Crowds have been stampeding through my house, poking and prodding, peering and sneering, but occasionally too oohing and aahing.
It’s a cosy house, with nooks and crannies, and I’ve come to love many things about it. But it’s time for a parting of the ways. Hence: it’s on the market.
It’s the most thoroughly dispiriting experience, and I’ve had second, third and fourth thoughts about it, trying desperately to hatch plans that would let me stay on.
I don’t even know where I’m going to go when it’s sold. When I was humming and hawing about selling, friends said: “Just think about where you’ll be in six months’ time.” That, to their vivid imaginations, was in some cosy island nook by the sea. But, since such nooks are few and usually beyond my budget, I’m beginning to envisage myself sleeping in the car.
The area here is lovely and leafy, and the suburban hill, as regular readers will know, is one of my favourite places in the world, with its accompanying forest letting a chap get back to nature while remaining within sight (from the hill at least) of the city centre.

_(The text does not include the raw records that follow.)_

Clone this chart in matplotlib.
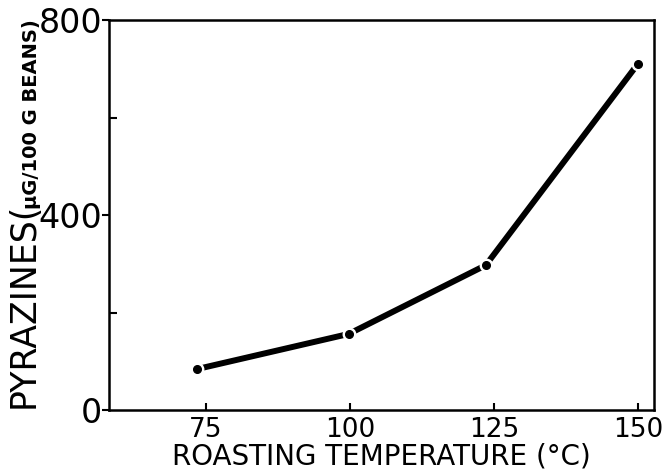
import matplotlib
matplotlib.use("Agg")
import matplotlib.pyplot as plt

# values
temps = [73.5, 99.8, 123.6, 150.0]
pyrazines = [84, 156, 297, 710]

y_major = [0, 400, 800]
y_minor = [200, 600]
x_ticks = [75, 100, 125, 150]

plt.rcParams["font.family"] = "DejaVu Sans"

fig = plt.figure(figsize=(6.64, 4.70), dpi=100)
ax = fig.add_axes([109 / 664, 60 / 470, 545 / 664, 390 / 470])

# thick line; a white disc under each dot gives the small gaps of the original
ax.plot(temps, pyrazines, color="black", lw=4.3, solid_capstyle="round", zorder=2)
ax.plot(temps, pyrazines, ls="none", marker="o", ms=9, mfc="white", mec="white", zorder=3)
ax.plot(temps, pyrazines, ls="none", marker="o", ms=5.5, mfc="black", mec="black", zorder=4)

ax.set_xlim(58.2, 152.8)
ax.set_ylim(0, 800)
ax.set_xticks(x_ticks)
ax.set_yticks(y_major)
ax.set_yticks(y_minor, minor=True)
ax.set_yticklabels([str(v) for v in y_major])

for s in ax.spines.values():
    s.set_linewidth(1.8)
ax.tick_params(axis="x", direction="in", length=5, width=1.5, labelsize=19, pad=5)
ax.tick_params(axis="y", which="major", direction="out", length=5, width=1.5,
               labelsize=24, pad=0)
ax.yaxis.set_tick_params(which="minor", direction="in", length=6, width=1.5)

ax.set_xlabel("ROASTING TEMPERATURE (°C)", fontsize=20, va="top")
ax.xaxis.set_label_coords(0.5, -33 / 390)

fig.text(24 / 664, 1 - 305 / 470, "PYRAZINES(", rotation=90, fontsize=25,
         ha="center", va="center")
fig.text(32 / 664, 1 - 114 / 470, "µG/100 G BEANS)", rotation=90, fontsize=14,
         fontweight="bold", ha="center", va="center")

fig.savefig("out.png", dpi=100)
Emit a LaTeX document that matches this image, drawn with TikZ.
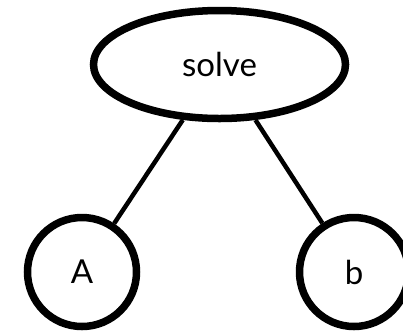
\documentclass[tikz,border=0pt]{standalone}
\usepackage{fontspec}
\setmainfont{Lato}
\usetikzlibrary{shapes.geometric}
\begin{document}
\begin{tikzpicture}[x=1pt,y=-1pt,
  treenode/.style={draw=black, line width=7.5pt, inner sep=0pt,
    font=\fontsize{33}{38}\selectfont},
  leaf/.style={treenode, circle, minimum size=109pt},
  root/.style={treenode, ellipse, minimum width=252pt, minimum height=108pt},
  edge/.style={draw=black, line width=4.5pt}]
\useasboundingbox (0,0) rectangle (403,330);
\node[root] (solve) at (219.5,64.5) {solve};
\node[leaf] (A) at (82,272) {A};
\node[leaf] (b) at (354,272) {b};
\draw[edge] (solve) -- (A);
\draw[edge] (solve) -- (b);
\end{tikzpicture}
\end{document}
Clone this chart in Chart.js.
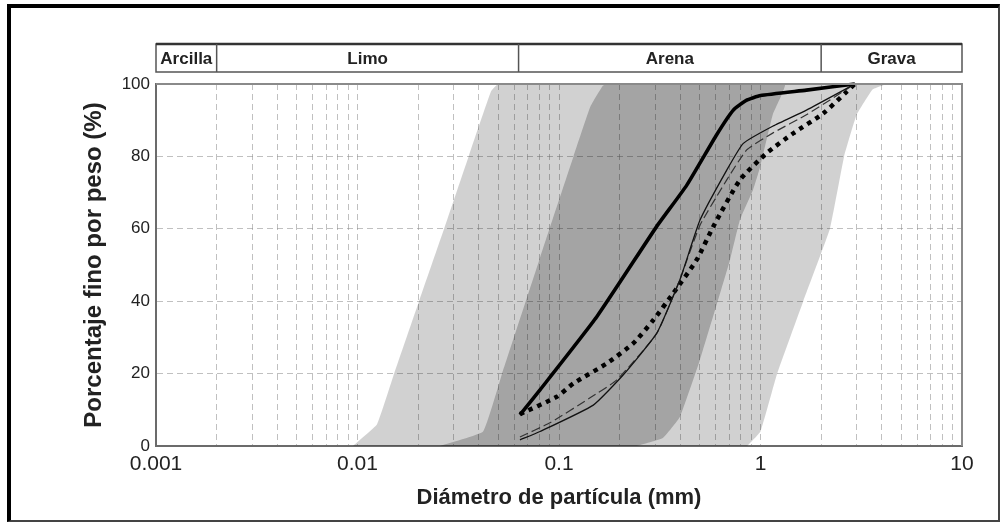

All that said, I’ve come to dislike the suburbs in many ways. Somehow, in urban tenements, people keep themselves to themselves more, which isn’t necessarily a good thing. In the suburb, I’ve made a huge amount of friends and there has been considerable sorrow, believe it or not, at the prospect of my departure.
At the same time, in the suburb, I guess because everyone has their own front garden, it makes some folk more territorial and, not to put too fine a point on it, primitive. They look out their windows and believe themselves masters of all they survey, even when that purview is full of other houses.
Parking is an aggressive business. Bigotry prospers behind moated demesnes. Class considerations make the upwardly mobile both cocky and insecure (and noisy), while the downwardly mobile try to maintain standards even as they fight off despair (quietly).
I’ve had both strata viewing my modest wee semi, and have to say pretty much everyone has been perfectly pleasant. Open viewing day was chaos, with several couples arriving at the same time, and kids running hither and yon.
At one point, I thought everyone had gone, and it was only a blessing that I didn’t start talking to myself or allowing my body to make manly noises. For there were still some people lingering upstairs.
I’ve had effectively to hold lectures, which largely consist of me pointing out all the faults in the place. It’ll sound impossibly pious but I do have an unshakable dedication to the truth. However, I’m beginning to understand that I should just keep my big fat mouth shut.
As with the garden, where the less I do the more it prospers, the more I talk the less I sell. Open viewing day was exhausting. And the upshot? Not one note of interest. A complete waste of time.
One or two recent developments have made me reconsider the need to move but, at the same time, I think I’ve talked myself into the desirability of a wee change. Maybe I should place an ad somewhere: “Suburban refugee seeks nook by the sea. Indoor plumbing optional. Roof preferred.”